Bidirectional energy transfer induced single-band red upconversion emission of Ho3+ in KZnF3:Mn2+,Yb3+,Ho3+ nanocrystals

Abstract

In contrast to common multiple upconversion (UC) emission characteristic from Ho3+, intense single-band red UC emission is realized in perovskite KZnF3: Mn2+,Yb3+,Ho3+ nanocrystals via controlling the doping concentration ratio of Mn2+ to Ho3+. Based on stokes emission, UC luminescence and energy levels of Mn2+ and Ho3+, a bidirectional energy transfer from the 5S2/5F4 state of Ho3+ to the 4T1(4G) state of Mn2+or |F27/2,T41(G4)〉 state of Yb3+-Mn2+ dimer, then to 5F5 state of Ho3+ (ET2) is provided to explain the unique UC emission behaviors of KZnF3: Mn2+,Yb3+,Ho3+. The effects of dopant concentration on the UC luminescence properties of KZnF3: Mn2+, Yb3+, Ho3+ is investigated in detail.
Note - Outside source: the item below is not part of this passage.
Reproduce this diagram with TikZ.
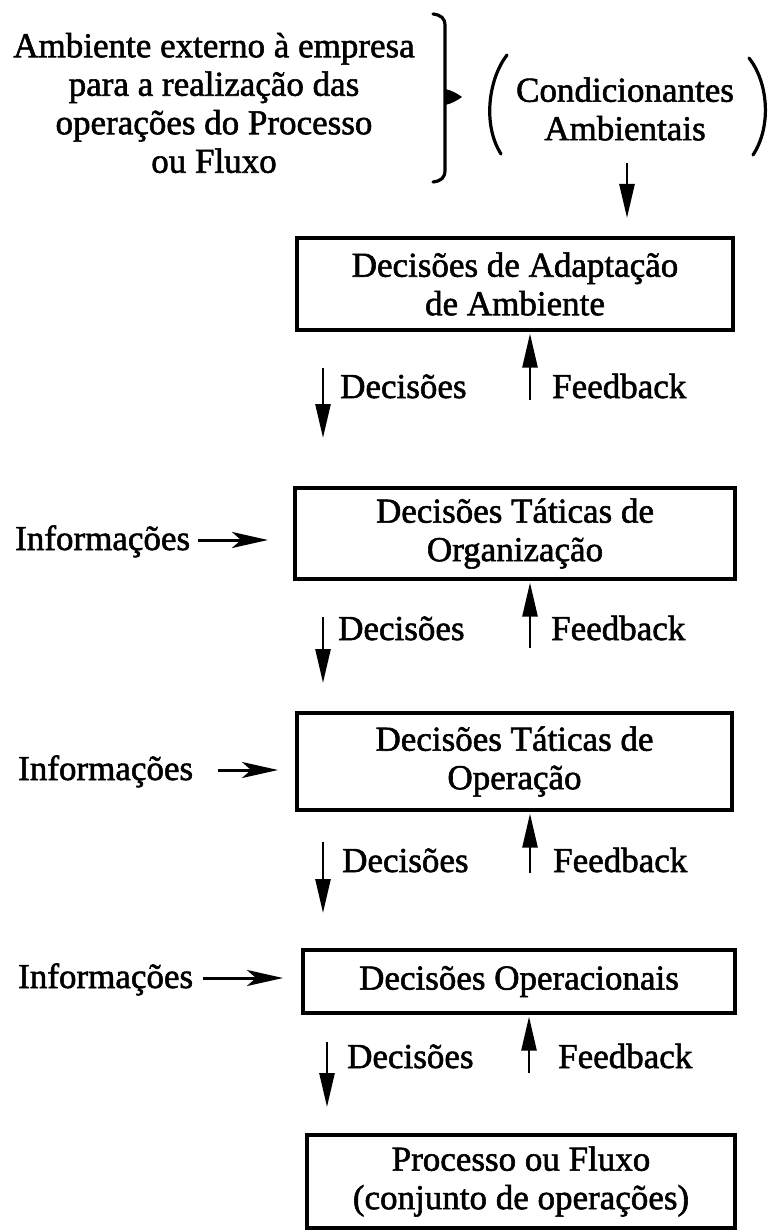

Analysis of the dominant red UC emission of KZnF3: Mn2+, Yb3+, Ho3+ under different laser pulse width excitation indicates the energy transfer process. The special temperature dependent UC luminescence for Mn2+ doped and Mn2+ freely doped KZnF3:Yb3+, Ho3+ further confirm the bidirectional energy transfer mechanism in the UC process. The study of these single-band red UC nanocrystals provides deep insights into the understanding of bidirectional energy transfer in UC mechanism, offering the possibility for applications in biolabels and bioimaging.